--- BEGIN ---

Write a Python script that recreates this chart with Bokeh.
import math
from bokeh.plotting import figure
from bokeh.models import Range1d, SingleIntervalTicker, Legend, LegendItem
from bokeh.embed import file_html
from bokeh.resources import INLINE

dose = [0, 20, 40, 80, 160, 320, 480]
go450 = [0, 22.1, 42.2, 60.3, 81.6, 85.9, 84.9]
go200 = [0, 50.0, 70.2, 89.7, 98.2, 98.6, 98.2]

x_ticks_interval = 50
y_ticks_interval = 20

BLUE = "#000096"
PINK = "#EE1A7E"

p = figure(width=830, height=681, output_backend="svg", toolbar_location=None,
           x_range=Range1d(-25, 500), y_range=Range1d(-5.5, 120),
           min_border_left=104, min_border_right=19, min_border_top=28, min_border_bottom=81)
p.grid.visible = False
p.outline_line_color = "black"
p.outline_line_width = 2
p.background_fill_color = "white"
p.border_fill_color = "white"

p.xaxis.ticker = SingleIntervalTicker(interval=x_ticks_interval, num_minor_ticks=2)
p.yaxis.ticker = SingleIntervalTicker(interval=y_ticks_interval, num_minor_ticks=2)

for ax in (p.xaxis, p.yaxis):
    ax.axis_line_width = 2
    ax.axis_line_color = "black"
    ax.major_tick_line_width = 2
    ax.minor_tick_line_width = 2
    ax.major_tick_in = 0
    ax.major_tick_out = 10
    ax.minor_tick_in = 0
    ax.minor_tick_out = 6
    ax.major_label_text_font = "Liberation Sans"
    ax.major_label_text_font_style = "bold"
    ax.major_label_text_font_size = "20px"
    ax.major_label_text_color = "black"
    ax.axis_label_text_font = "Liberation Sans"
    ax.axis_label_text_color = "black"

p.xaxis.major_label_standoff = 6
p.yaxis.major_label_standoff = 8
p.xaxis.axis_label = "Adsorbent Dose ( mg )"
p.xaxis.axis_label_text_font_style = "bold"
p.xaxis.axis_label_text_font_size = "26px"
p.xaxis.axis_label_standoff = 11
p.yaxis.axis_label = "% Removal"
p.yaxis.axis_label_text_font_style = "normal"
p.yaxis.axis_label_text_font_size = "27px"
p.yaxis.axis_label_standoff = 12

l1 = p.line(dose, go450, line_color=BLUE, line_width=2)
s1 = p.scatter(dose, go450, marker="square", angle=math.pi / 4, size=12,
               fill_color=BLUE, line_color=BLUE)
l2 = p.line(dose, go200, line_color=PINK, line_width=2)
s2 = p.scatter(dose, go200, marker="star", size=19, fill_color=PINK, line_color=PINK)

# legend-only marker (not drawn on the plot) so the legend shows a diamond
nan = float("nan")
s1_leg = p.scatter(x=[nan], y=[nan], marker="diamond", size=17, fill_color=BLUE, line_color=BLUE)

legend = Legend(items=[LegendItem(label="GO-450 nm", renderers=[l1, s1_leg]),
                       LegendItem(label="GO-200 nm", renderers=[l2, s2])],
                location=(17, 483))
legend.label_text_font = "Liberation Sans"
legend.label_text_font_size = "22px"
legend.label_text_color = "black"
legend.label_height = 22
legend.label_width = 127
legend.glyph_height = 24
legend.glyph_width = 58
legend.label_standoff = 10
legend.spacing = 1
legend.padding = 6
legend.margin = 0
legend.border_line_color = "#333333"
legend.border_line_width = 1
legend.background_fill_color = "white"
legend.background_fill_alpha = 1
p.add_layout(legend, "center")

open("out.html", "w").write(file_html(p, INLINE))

--- END ---

** Task to complete **
Write down the full listing again, exactly.

** Output for this task **
Write a Python script that recreates this chart with Bokeh.
import math
from bokeh.plotting import figure
from bokeh.models import Range1d, SingleIntervalTicker, Legend, LegendItem
from bokeh.embed import file_html
from bokeh.resources import INLINE

dose = [0, 20, 40, 80, 160, 320, 480]
go450 = [0, 22.1, 42.2, 60.3, 81.6, 85.9, 84.9]
go200 = [0, 50.0, 70.2, 89.7, 98.2, 98.6, 98.2]

x_ticks_interval = 50
y_ticks_interval = 20

BLUE = "#000096"
PINK = "#EE1A7E"

p = figure(width=830, height=681, output_backend="svg", toolbar_location=None,
           x_range=Range1d(-25, 500), y_range=Range1d(-5.5, 120),
           min_border_left=104, min_border_right=19, min_border_top=28, min_border_bottom=81)
p.grid.visible = False
p.outline_line_color = "black"
p.outline_line_width = 2
p.background_fill_color = "white"
p.border_fill_color = "white"

p.xaxis.ticker = SingleIntervalTicker(interval=x_ticks_interval, num_minor_ticks=2)
p.yaxis.ticker = SingleIntervalTicker(interval=y_ticks_interval, num_minor_ticks=2)

for ax in (p.xaxis, p.yaxis):
    ax.axis_line_width = 2
    ax.axis_line_color = "black"
    ax.major_tick_line_width = 2
    ax.minor_tick_line_width = 2
    ax.major_tick_in = 0
    ax.major_tick_out = 10
    ax.minor_tick_in = 0
    ax.minor_tick_out = 6
    ax.major_label_text_font = "Liberation Sans"
    ax.major_label_text_font_style = "bold"
    ax.major_label_text_font_size = "20px"
    ax.major_label_text_color = "black"
    ax.axis_label_text_font = "Liberation Sans"
    ax.axis_label_text_color = "black"

p.xaxis.major_label_standoff = 6
p.yaxis.major_label_standoff = 8
p.xaxis.axis_label = "Adsorbent Dose ( mg )"
p.xaxis.axis_label_text_font_style = "bold"
p.xaxis.axis_label_text_font_size = "26px"
p.xaxis.axis_label_standoff = 11
p.yaxis.axis_label = "% Removal"
p.yaxis.axis_label_text_font_style = "normal"
p.yaxis.axis_label_text_font_size = "27px"
p.yaxis.axis_label_standoff = 12

l1 = p.line(dose, go450, line_color=BLUE, line_width=2)
s1 = p.scatter(dose, go450, marker="square", angle=math.pi / 4, size=12,
               fill_color=BLUE, line_color=BLUE)
l2 = p.line(dose, go200, line_color=PINK, line_width=2)
s2 = p.scatter(dose, go200, marker="star", size=19, fill_color=PINK, line_color=PINK)

# legend-only marker (not drawn on the plot) so the legend shows a diamond
nan = float("nan")
s1_leg = p.scatter(x=[nan], y=[nan], marker="diamond", size=17, fill_color=BLUE, line_color=BLUE)

legend = Legend(items=[LegendItem(label="GO-450 nm", renderers=[l1, s1_leg]),
                       LegendItem(label="GO-200 nm", renderers=[l2, s2])],
                location=(17, 483))
legend.label_text_font = "Liberation Sans"
legend.label_text_font_size = "22px"
legend.label_text_color = "black"
legend.label_height = 22
legend.label_width = 127
legend.glyph_height = 24
legend.glyph_width = 58
legend.label_standoff = 10
legend.spacing = 1
legend.padding = 6
legend.margin = 0
legend.border_line_color = "#333333"
legend.border_line_width = 1
legend.background_fill_color = "white"
legend.background_fill_alpha = 1
p.add_layout(legend, "center")

open("out.html", "w").write(file_html(p, INLINE))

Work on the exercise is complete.